======== Data block ========
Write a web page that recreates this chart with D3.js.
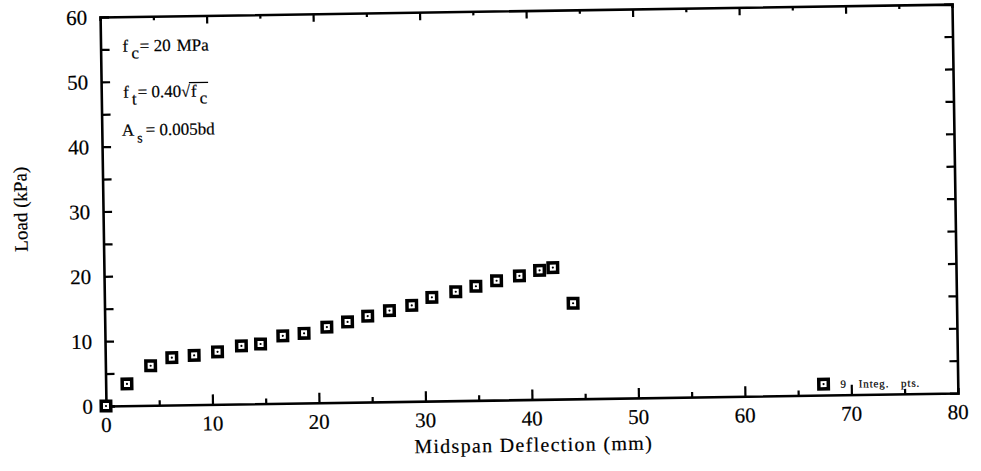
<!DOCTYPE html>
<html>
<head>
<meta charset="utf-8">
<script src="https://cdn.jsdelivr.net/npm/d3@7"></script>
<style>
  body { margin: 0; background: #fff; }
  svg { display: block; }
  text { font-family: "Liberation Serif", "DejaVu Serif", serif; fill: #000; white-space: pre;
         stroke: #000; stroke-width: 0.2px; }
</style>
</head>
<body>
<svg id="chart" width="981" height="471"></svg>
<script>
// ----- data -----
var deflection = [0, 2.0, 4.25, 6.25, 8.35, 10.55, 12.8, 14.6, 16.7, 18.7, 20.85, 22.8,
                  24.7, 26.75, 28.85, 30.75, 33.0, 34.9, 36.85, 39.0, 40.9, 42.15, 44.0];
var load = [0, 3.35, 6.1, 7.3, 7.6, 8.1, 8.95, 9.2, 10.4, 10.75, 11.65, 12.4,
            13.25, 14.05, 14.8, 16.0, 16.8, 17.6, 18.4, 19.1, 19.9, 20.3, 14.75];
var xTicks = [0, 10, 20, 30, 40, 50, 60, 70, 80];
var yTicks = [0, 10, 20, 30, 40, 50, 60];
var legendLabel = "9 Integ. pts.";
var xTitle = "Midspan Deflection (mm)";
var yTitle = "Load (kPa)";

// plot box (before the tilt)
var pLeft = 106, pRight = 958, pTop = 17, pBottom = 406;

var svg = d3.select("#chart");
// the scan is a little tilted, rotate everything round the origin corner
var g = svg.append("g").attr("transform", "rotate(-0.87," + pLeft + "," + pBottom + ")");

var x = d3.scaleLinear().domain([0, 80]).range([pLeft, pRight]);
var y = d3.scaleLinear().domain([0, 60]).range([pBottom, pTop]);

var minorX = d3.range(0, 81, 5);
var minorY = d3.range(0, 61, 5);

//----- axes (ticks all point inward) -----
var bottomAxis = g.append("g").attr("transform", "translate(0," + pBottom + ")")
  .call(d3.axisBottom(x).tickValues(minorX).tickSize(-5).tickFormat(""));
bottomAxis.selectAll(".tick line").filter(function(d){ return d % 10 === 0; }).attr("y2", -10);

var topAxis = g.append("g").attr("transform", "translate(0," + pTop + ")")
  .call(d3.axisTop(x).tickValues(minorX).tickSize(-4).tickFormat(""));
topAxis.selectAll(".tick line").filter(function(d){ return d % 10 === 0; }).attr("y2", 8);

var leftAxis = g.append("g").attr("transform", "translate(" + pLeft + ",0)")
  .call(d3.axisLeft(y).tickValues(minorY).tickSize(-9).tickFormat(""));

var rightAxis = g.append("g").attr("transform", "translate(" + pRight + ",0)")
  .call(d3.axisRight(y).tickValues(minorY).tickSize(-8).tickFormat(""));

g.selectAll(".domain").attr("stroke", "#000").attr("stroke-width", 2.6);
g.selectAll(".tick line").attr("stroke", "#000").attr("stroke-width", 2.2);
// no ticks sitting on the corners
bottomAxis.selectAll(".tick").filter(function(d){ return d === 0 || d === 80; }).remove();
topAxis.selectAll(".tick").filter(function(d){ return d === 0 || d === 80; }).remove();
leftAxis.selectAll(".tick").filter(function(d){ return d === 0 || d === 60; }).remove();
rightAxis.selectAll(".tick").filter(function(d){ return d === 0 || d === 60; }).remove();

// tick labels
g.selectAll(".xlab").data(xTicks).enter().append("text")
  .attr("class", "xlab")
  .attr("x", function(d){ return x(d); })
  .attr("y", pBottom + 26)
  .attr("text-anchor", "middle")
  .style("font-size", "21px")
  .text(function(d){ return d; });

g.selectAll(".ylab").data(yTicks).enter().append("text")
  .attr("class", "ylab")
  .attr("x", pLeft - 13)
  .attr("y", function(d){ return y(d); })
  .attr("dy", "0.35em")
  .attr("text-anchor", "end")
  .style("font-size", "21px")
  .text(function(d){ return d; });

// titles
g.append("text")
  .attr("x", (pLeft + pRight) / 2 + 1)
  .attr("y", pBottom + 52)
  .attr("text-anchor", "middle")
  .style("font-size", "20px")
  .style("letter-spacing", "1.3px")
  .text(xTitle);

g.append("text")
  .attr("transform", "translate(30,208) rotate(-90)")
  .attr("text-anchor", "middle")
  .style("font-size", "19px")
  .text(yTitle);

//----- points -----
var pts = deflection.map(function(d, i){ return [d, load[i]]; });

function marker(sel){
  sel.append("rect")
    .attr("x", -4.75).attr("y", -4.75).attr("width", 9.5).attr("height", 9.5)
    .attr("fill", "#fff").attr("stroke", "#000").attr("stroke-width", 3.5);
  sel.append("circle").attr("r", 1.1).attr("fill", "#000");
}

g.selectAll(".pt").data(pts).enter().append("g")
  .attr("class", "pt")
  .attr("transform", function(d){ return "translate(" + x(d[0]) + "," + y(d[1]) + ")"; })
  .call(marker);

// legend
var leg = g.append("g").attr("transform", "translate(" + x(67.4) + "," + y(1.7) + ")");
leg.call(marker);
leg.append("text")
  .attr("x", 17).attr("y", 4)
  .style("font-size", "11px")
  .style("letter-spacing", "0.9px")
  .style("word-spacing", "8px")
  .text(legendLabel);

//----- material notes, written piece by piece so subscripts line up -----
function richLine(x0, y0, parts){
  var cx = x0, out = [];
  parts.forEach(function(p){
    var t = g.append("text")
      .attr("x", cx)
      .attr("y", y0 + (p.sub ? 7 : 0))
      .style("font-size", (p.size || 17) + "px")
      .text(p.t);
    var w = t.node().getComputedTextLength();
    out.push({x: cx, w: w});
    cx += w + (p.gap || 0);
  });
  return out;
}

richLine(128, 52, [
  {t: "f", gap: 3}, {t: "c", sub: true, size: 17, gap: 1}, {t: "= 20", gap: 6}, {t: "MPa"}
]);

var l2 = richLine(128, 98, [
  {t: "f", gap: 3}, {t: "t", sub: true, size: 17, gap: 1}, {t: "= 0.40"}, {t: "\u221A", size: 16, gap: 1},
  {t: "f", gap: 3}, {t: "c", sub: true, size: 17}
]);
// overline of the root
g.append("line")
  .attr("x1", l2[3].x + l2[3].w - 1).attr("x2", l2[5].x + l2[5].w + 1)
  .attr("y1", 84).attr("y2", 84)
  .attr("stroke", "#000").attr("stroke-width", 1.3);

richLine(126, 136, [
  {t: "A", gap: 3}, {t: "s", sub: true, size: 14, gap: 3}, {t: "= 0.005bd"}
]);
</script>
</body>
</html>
========
▶ [What is expected]: In your copy of the listing above, reproduce each line exactly and omit all pictures.

▶ [Result of the task]:
Write a web page that recreates this chart with D3.js.
<!DOCTYPE html>
<html>
<head>
<meta charset="utf-8">
<script src="https://cdn.jsdelivr.net/npm/d3@7"></script>
<style>
  body { margin: 0; background: #fff; }
  svg { display: block; }
  text { font-family: "Liberation Serif", "DejaVu Serif", serif; fill: #000; white-space: pre;
         stroke: #000; stroke-width: 0.2px; }
</style>
</head>
<body>
<svg id="chart" width="981" height="471"></svg>
<script>
// ----- data -----
var deflection = [0, 2.0, 4.25, 6.25, 8.35, 10.55, 12.8, 14.6, 16.7, 18.7, 20.85, 22.8,
                  24.7, 26.75, 28.85, 30.75, 33.0, 34.9, 36.85, 39.0, 40.9, 42.15, 44.0];
var load = [0, 3.35, 6.1, 7.3, 7.6, 8.1, 8.95, 9.2, 10.4, 10.75, 11.65, 12.4,
            13.25, 14.05, 14.8, 16.0, 16.8, 17.6, 18.4, 19.1, 19.9, 20.3, 14.75];
var xTicks = [0, 10, 20, 30, 40, 50, 60, 70, 80];
var yTicks = [0, 10, 20, 30, 40, 50, 60];
var legendLabel = "9 Integ. pts.";
var xTitle = "Midspan Deflection (mm)";
var yTitle = "Load (kPa)";

// plot box (before the tilt)
var pLeft = 106, pRight = 958, pTop = 17, pBottom = 406;

var svg = d3.select("#chart");
// the scan is a little tilted, rotate everything round the origin corner
var g = svg.append("g").attr("transform", "rotate(-0.87," + pLeft + "," + pBottom + ")");

var x = d3.scaleLinear().domain([0, 80]).range([pLeft, pRight]);
var y = d3.scaleLinear().domain([0, 60]).range([pBottom, pTop]);

var minorX = d3.range(0, 81, 5);
var minorY = d3.range(0, 61, 5);

//----- axes (ticks all point inward) -----
var bottomAxis = g.append("g").attr("transform", "translate(0," + pBottom + ")")
  .call(d3.axisBottom(x).tickValues(minorX).tickSize(-5).tickFormat(""));
bottomAxis.selectAll(".tick line").filter(function(d){ return d % 10 === 0; }).attr("y2", -10);

var topAxis = g.append("g").attr("transform", "translate(0," + pTop + ")")
  .call(d3.axisTop(x).tickValues(minorX).tickSize(-4).tickFormat(""));
topAxis.selectAll(".tick line").filter(function(d){ return d % 10 === 0; }).attr("y2", 8);

var leftAxis = g.append("g").attr("transform", "translate(" + pLeft + ",0)")
  .call(d3.axisLeft(y).tickValues(minorY).tickSize(-9).tickFormat(""));

var rightAxis = g.append("g").attr("transform", "translate(" + pRight + ",0)")
  .call(d3.axisRight(y).tickValues(minorY).tickSize(-8).tickFormat(""));

g.selectAll(".domain").attr("stroke", "#000").attr("stroke-width", 2.6);
g.selectAll(".tick line").attr("stroke", "#000").attr("stroke-width", 2.2);
// no ticks sitting on the corners
bottomAxis.selectAll(".tick").filter(function(d){ return d === 0 || d === 80; }).remove();
topAxis.selectAll(".tick").filter(function(d){ return d === 0 || d === 80; }).remove();
leftAxis.selectAll(".tick").filter(function(d){ return d === 0 || d === 60; }).remove();
rightAxis.selectAll(".tick").filter(function(d){ return d === 0 || d === 60; }).remove();

// tick labels
g.selectAll(".xlab").data(xTicks).enter().append("text")
  .attr("class", "xlab")
  .attr("x", function(d){ return x(d); })
  .attr("y", pBottom + 26)
  .attr("text-anchor", "middle")
  .style("font-size", "21px")
  .text(function(d){ return d; });

g.selectAll(".ylab").data(yTicks).enter().append("text")
  .attr("class", "ylab")
  .attr("x", pLeft - 13)
  .attr("y", function(d){ return y(d); })
  .attr("dy", "0.35em")
  .attr("text-anchor", "end")
  .style("font-size", "21px")
  .text(function(d){ return d; });

// titles
g.append("text")
  .attr("x", (pLeft + pRight) / 2 + 1)
  .attr("y", pBottom + 52)
  .attr("text-anchor", "middle")
  .style("font-size", "20px")
  .style("letter-spacing", "1.3px")
  .text(xTitle);

g.append("text")
  .attr("transform", "translate(30,208) rotate(-90)")
  .attr("text-anchor", "middle")
  .style("font-size", "19px")
  .text(yTitle);

//----- points -----
var pts = deflection.map(function(d, i){ return [d, load[i]]; });

function marker(sel){
  sel.append("rect")
    .attr("x", -4.75).attr("y", -4.75).attr("width", 9.5).attr("height", 9.5)
    .attr("fill", "#fff").attr("stroke", "#000").attr("stroke-width", 3.5);
  sel.append("circle").attr("r", 1.1).attr("fill", "#000");
}

g.selectAll(".pt").data(pts).enter().append("g")
  .attr("class", "pt")
  .attr("transform", function(d){ return "translate(" + x(d[0]) + "," + y(d[1]) + ")"; })
  .call(marker);

// legend
var leg = g.append("g").attr("transform", "translate(" + x(67.4) + "," + y(1.7) + ")");
leg.call(marker);
leg.append("text")
  .attr("x", 17).attr("y", 4)
  .style("font-size", "11px")
  .style("letter-spacing", "0.9px")
  .style("word-spacing", "8px")
  .text(legendLabel);

//----- material notes, written piece by piece so subscripts line up -----
function richLine(x0, y0, parts){
  var cx = x0, out = [];
  parts.forEach(function(p){
    var t = g.append("text")
      .attr("x", cx)
      .attr("y", y0 + (p.sub ? 7 : 0))
      .style("font-size", (p.size || 17) + "px")
      .text(p.t);
    var w = t.node().getComputedTextLength();
    out.push({x: cx, w: w});
    cx += w + (p.gap || 0);
  });
  return out;
}

richLine(128, 52, [
  {t: "f", gap: 3}, {t: "c", sub: true, size: 17, gap: 1}, {t: "= 20", gap: 6}, {t: "MPa"}
]);

var l2 = richLine(128, 98, [
  {t: "f", gap: 3}, {t: "t", sub: true, size: 17, gap: 1}, {t: "= 0.40"}, {t: "\u221A", size: 16, gap: 1},
  {t: "f", gap: 3}, {t: "c", sub: true, size: 17}
]);
// overline of the root
g.append("line")
  .attr("x1", l2[3].x + l2[3].w - 1).attr("x2", l2[5].x + l2[5].w + 1)
  .attr("y1", 84).attr("y2", 84)
  .attr("stroke", "#000").attr("stroke-width", 1.3);

richLine(126, 136, [
  {t: "A", gap: 3}, {t: "s", sub: true, size: 14, gap: 3}, {t: "= 0.005bd"}
]);
</script>
</body>
</html>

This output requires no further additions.